Liberating Learning

To join the Liberating Learning website as a project writer for the State Politics & Online Education section, e-mail the Liberating Learning editor at liblearn.editor@gmail.com. In this section, experts and reformers, including parents, educators, academicians, and policymakers, are being solicited to share their knowledge about each state and the politics of education and technology.

The beginning of a new school year evokes memories of many classrooms with neatly ordered desks, dusty chalkboards, and a teacher standing at a lectern taking attendance. For more and more of today’s students, however, their memories of “school” may be radically different. Virtual education, whereby teachers provide long-distance instruction to students, offers a new approach that enables students to learn using computers and other media, whether inside or outside the traditional school setting.

This revolution in information technology has captured the imagination of leading educators, who view it as an opportunity to improve the education of students across America. Hoover fellows Terry Moe and John Chubb, coauthors of Liberating Learning: Technology, Politics and the Future of American Education (Jossey-Bass, 2009), are exploring the politics and policies of virtual education with a new website, also titled Liberating Learning.

In their book, Moe and Chubb, who are both members of the Hoover Institution’s Koret Task Force on K–12 Education, look at the nation’s educational future, showing how the ideas and innovations of technology will ultimately transform the public schools—benefiting both the nation and its children—and how learning will be liberated from the special interests and the current orthodoxies that dictate educational instruction. “We show that the revolution in information technology, which for some years has been transforming the fundamentals of human society throughout the world, is also destined to transform the nation’s schools,” says Moe.

Moe notes that, even in the early stages, curricula can be customized to the learning styles and life situations of individual students, providing them with immediate feedback and allowing the students to determine their pace of learning. In addition, education can be freed from socioeconomic considerations, including geography. Technology also allows parents to follow along with the curriculum and be aware of what their children are studying. Moe also points out the cost-effectiveness of virtual education: education can substitute technology (which is cheap) for labor (which is expensive) and thus take advantage of the key engine of productivity that has long driven progress in other sectors of the economy.

Building on ideas discussed in the book, the Liberating Learning website focuses on the politics and policy of virtual education projects in grades kindergarten through twelve. The website emphasizes news, opinion, and context about the virtual education movement.
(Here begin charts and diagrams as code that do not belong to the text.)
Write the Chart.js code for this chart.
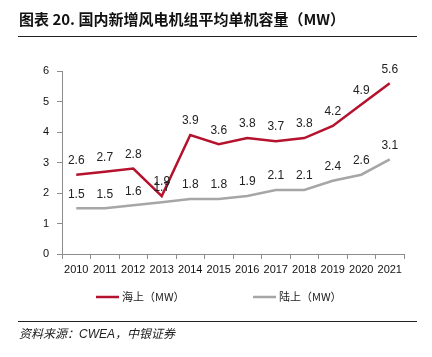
<!DOCTYPE html>
<html><head><meta charset="utf-8">
<script src="https://cdn.jsdelivr.net/npm/chart.js@4"></script>
<style>
html,body{margin:0;padding:0;background:#fff;}
#wrap{position:relative;width:432px;height:357px;overflow:hidden;}
canvas{position:absolute;left:0;top:0;}
#title{position:absolute;left:19px;top:8px;font:bold 15px "Noto Sans CJK SC",sans-serif;color:#111;white-space:nowrap;}
#rule1{position:absolute;left:18px;top:36px;width:399px;height:1px;background:#222;}
#rule2{position:absolute;left:18px;top:321px;width:399px;height:1px;background:#222;}
#src{position:absolute;left:19px;top:324px;font:italic 12px "Noto Sans CJK SC",sans-serif;color:#222;white-space:nowrap;}
</style></head>
<body><div id="wrap">
<canvas id="c" width="432" height="357"></canvas>
<div id="title">图表 20. 国内新增风电机组平均单机容量（MW）</div>
<div id="rule1"></div>
<div id="src">资料来源：<span style="font-family:'Liberation Sans',Arial,sans-serif">CWEA</span>，中银证券</div>
<div id="rule2"></div>
</div>
<script>
const years = ['2010','2011','2012','2013','2014','2015','2016','2017','2018','2019','2020','2021'];
const offshore = [2.6,2.7,2.8,1.9,3.9,3.6,3.8,3.7,3.8,4.2,4.9,5.6];
const onshore  = [1.5,1.5,1.6,1.7,1.8,1.8,1.9,2.1,2.1,2.4,2.6,3.1];
const seriesNames = ['海上（MW）','陆上（MW）'];
const yTicks = [0,1,2,3,4,5,6];

const labelPlugin = {
  id:'labels',
  afterDatasetsDraw(chart){
    const ctx = chart.ctx;
    ctx.save();
    ctx.font = '12px "Liberation Sans", Arial, sans-serif';
    ctx.fillStyle = '#222';
    ctx.textAlign = 'center';
    ctx.textBaseline = 'bottom';
    chart.data.datasets.forEach((ds,i)=>{
      const meta = chart.getDatasetMeta(i);
      meta.data.forEach((pt,j)=>{
        ctx.fillText(ds.data[j].toFixed(1), pt.x, pt.y - 8);
      });
    });
    ctx.restore();
  }
};
const legendPlugin = {
  id:'customLegend',
  afterDraw(chart){
    const ctx = chart.ctx;
    const xs = [96, 253];
    const y = 297;
    ctx.save();
    ctx.font = '11px "Noto Sans CJK SC", sans-serif';
    ctx.textBaseline = 'middle';
    ctx.textAlign = 'left';
    chart.data.datasets.forEach((ds,i)=>{
      ctx.strokeStyle = ds.borderColor;
      ctx.lineWidth = 2.5;
      ctx.beginPath();
      ctx.moveTo(xs[i], y); ctx.lineTo(xs[i]+23, y);
      ctx.stroke();
      ctx.fillStyle = '#222';
      ctx.fillText(ds.label, xs[i]+26, y);
    });
    ctx.restore();
  }
};

new Chart(document.getElementById('c'), {
  type:'line',
  data:{
    labels: years,
    datasets:[
      {label:seriesNames[0], data:offshore, borderColor:'#B5122E', backgroundColor:'#B5122E', borderWidth:2.5, pointRadius:0, tension:0},
      {label:seriesNames[1], data:onshore, borderColor:'#A6A6A6', backgroundColor:'#A6A6A6', borderWidth:2.5, pointRadius:0, tension:0}
    ]
  },
  options:{
    responsive:false,
    animation:false,
    events:[],
    layout:{padding:{left:0,right:28,top:71,bottom:80}},
    plugins:{legend:{display:false},tooltip:{enabled:false}},
    scales:{
      x:{
        offset:true,
        grid:{display:true,drawOnChartArea:false,drawTicks:true,tickLength:5,color:'#8c8c8c',offset:true},
        border:{display:true,color:'#8c8c8c',width:1},
        ticks:{font:{family:'"Liberation Sans", Arial, sans-serif',size:11},color:'#111',maxRotation:0,autoSkip:false,padding:4},
        afterFit(s){s.height = 23;}
      },
      y:{
        min:0,max:6,
        afterBuildTicks(s){s.ticks = yTicks.map(v=>({value:v}));},
        grid:{display:true,drawOnChartArea:false,drawTicks:true,tickLength:5,color:'#8c8c8c'},
        border:{display:true,color:'#8c8c8c',width:1},
        ticks:{font:{family:'"Liberation Sans", Arial, sans-serif',size:11},color:'#111',padding:8},
        afterFit(s){s.width = 62;}
      }
    }
  },
  plugins:[labelPlugin, legendPlugin]
});
</script>
</body></html>
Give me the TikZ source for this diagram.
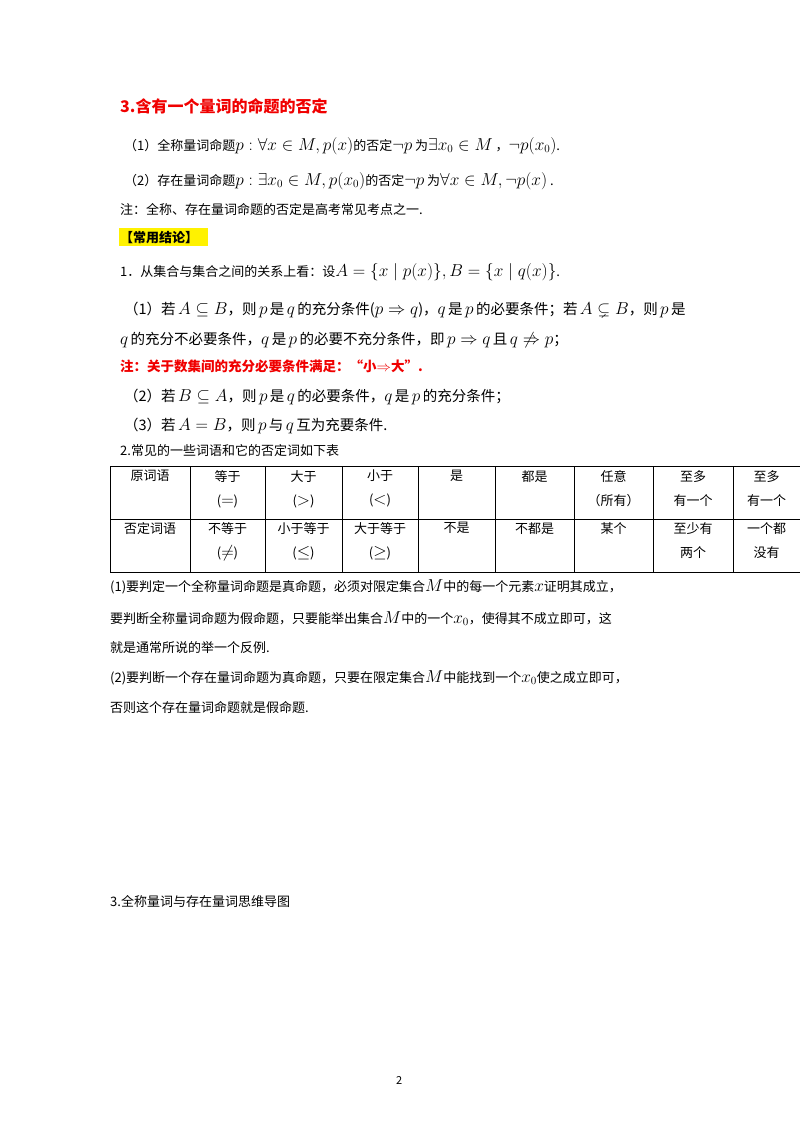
\documentclass[tikz,border=0pt]{standalone}
\usepackage{amssymb}
\usepackage{fontspec}
\setmainfont{Noto Sans CJK SC}
\DeclareMathSizes{13}{16.5}{11}{9}
\DeclareMathSizes{14.5}{16.5}{11}{9}
\begin{document}
\begin{tikzpicture}[x=1pt,y=-1pt,
  txt/.style={anchor=base west,inner sep=0pt,font=\fontsize{13}{15}\selectfont},
  big/.style={txt,font=\fontsize{14.5}{16}\selectfont},
  red/.style={txt,text={rgb,255:red,240;green,0;blue,0},font=\fontsize{13.5}{15}\selectfont\bfseries},
  cell/.style={anchor=north,inner sep=0pt,align=center,font=\fontsize{13}{24}\selectfont}]
\useasboundingbox[fill=white] (0,0) rectangle (800,1132);
\node[red,font=\fontsize{16}{18}\selectfont\bfseries] (t1) at (120,112) {3.含有一个量词的命题的否定};
\node[txt] (l1) at (124,150) {（1）全称量词命题$p:\forall x\in M,p(x)$的否定$\neg p$ 为$\exists x_0\in M$ ，$\neg p(x_0)$.};
\node[txt] (l2) at (124,185) {（2）存在量词命题$p:\exists x_0\in M,p(x_0)$的否定$\neg p$ 为$\forall x\in M,\neg p(x)$ .};
\node[txt] (l3) at (120,214) {注：全称、存在量词命题的否定是高考常见考点之一.};
\fill[yellow] (119,228) rectangle (208,246);
\node[txt,font=\fontsize{13}{15}\selectfont\bfseries] (l4) at (120,242) {【常用结论】};
\node[txt] (l5) at (120,276) {1．从集合与集合之间的关系上看：设$A=\{x\mid p(x)\},B=\{x\mid q(x)\}$.};
\node[big] (l6) at (124,314) {（1）若\,$A\subseteq B$，则\,$p$\,是\,$q$\,的充分条件($p\Rightarrow q$)，$q$\,是\,$p$\,的必要条件；若\,$A\subsetneq B$，则\,$p$\,是};
\node[big] (l7) at (120,344) {$q$\,的充分不必要条件，$q$\,是\,$p$\,的必要不充分条件，即\,$p\Rightarrow q$\,且\,$q\not\Rightarrow p$；};
\node[red] (l8) at (120,371) {注：关于数集间的充分必要条件满足：“小$\Rightarrow$大”.};
\node[big] (l9) at (124,401) {（2）若\,$B\subseteq A$，则\,$p$\,是\,$q$\,的必要条件，$q$\,是\,$p$\,的充分条件；};
\node[big] (l10) at (124,430) {（3）若\,$A=B$，则\,$p$\,与\,$q$\,互为充要条件.};
\node[txt] (l11) at (120,455) {2.常见的一些词语和它的否定词如下表};
\draw[line width=0.8pt] (110,466) rectangle (800,572);
\draw[line width=0.8pt] (110,519) -- (800,519);
\foreach \x in {190,265,342,418,495,574,653,733} \draw[line width=0.8pt] (\x,466) -- (\x,572);
\foreach \a/\b/\t in {110/190/原词语,190/265/等于\\($=$),265/342/大于\\($>$),342/418/小于\\($<$),418/495/是,495/574/都是,574/653/任意\\（所有）,653/733/至多\\有一个,733/800/至多\\有一个}
  \node[cell] (c\a) at ({(\a+\b)/2},470) {\t};
\foreach \a/\b/\t in {110/190/否定词语,190/265/不等于\\($\neq$),265/342/小于等于\\($\leq$),342/418/大于等于\\($\geq$),418/495/不是,495/574/不都是,574/653/某个,653/733/至少有\\两个,733/800/一个都\\没有}
  \node[cell] (d\a) at ({(\a+\b)/2},522) {\t};
\node[txt] (m1) at (110,591) {(1)要判定一个全称量词命题是真命题，必须对限定集合$M$中的每一个元素$x$证明其成立，};
\node[txt] (m2) at (110,623) {要判断全称量词命题为假命题，只要能举出集合$M$中的一个$x_0$，使得其不成立即可，这};
\node[txt] (m3) at (110,652) {就是通常所说的举一个反例.};
\node[txt] (m4) at (110,682) {(2)要判断一个存在量词命题为真命题，只要在限定集合$M$中能找到一个$x_0$使之成立即可，};
\node[txt] (m5) at (110,712) {否则这个存在量词命题就是假命题.};
\node[txt] (m6) at (110,906) {3.全称量词与存在量词思维导图};
\node[txt,font=\fontsize{11}{13}\selectfont] (pg) at (396,1084) {2};
\end{tikzpicture}
\end{document}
Updates on the virtual education movement from each state and the District of Columbia as well as daily developments are also tracked on the homepage in the News Roundup section.

The Liberating Learning Blog provides a platform for contributors and others to speak to the politics of technology and education and, at the same time, build a network of people involved in making technology available to students. Five of the nation’s top education policy theorists--Lisa Graham Keegan, Tom Vander Ark, Sandy Kress, Christina Martin, and Michael B. Horn--have signed on as contributors.

Providing context by weaving a cohesive view from the news and opinions regularly posted on the site is the goal of Battleground and Spotlight features. Battleground provides an in-depth look at the political battle over virtual education in a single state; Spotlight delves into trends that surround online education.

The centerpiece of the website is the State Politics & Online Education section. A map of the United States on the homepage allows viewers to click on any state and read about the most recent development on the virtual education movement in that state.

Experts and reformers, including parents, educators, academicians, and policymakers, are being solicited to share their knowledge about each state and the politics of education and technology (see sidebar). They will post their insights “wiki-style,” through a collaborative style of continuous updating by knowledgeable participants with approved access to the site. The state-by-state wiki offers readers a national view of the virtual education movement. At the same time, it enables contributors to network with other activists around the country.

Twitter is also being put to use, with daily postings designed to build a Liberating Learning community.

“The aim of the Liberating Learning website is to serve as a resource for people who want to find out about education technology, its enormous benefits for students and schools, and what is happening in the political process to advance—or resist—its progress,” said Moe. Technology, a growing force in education, gets a boost up from this exciting new website.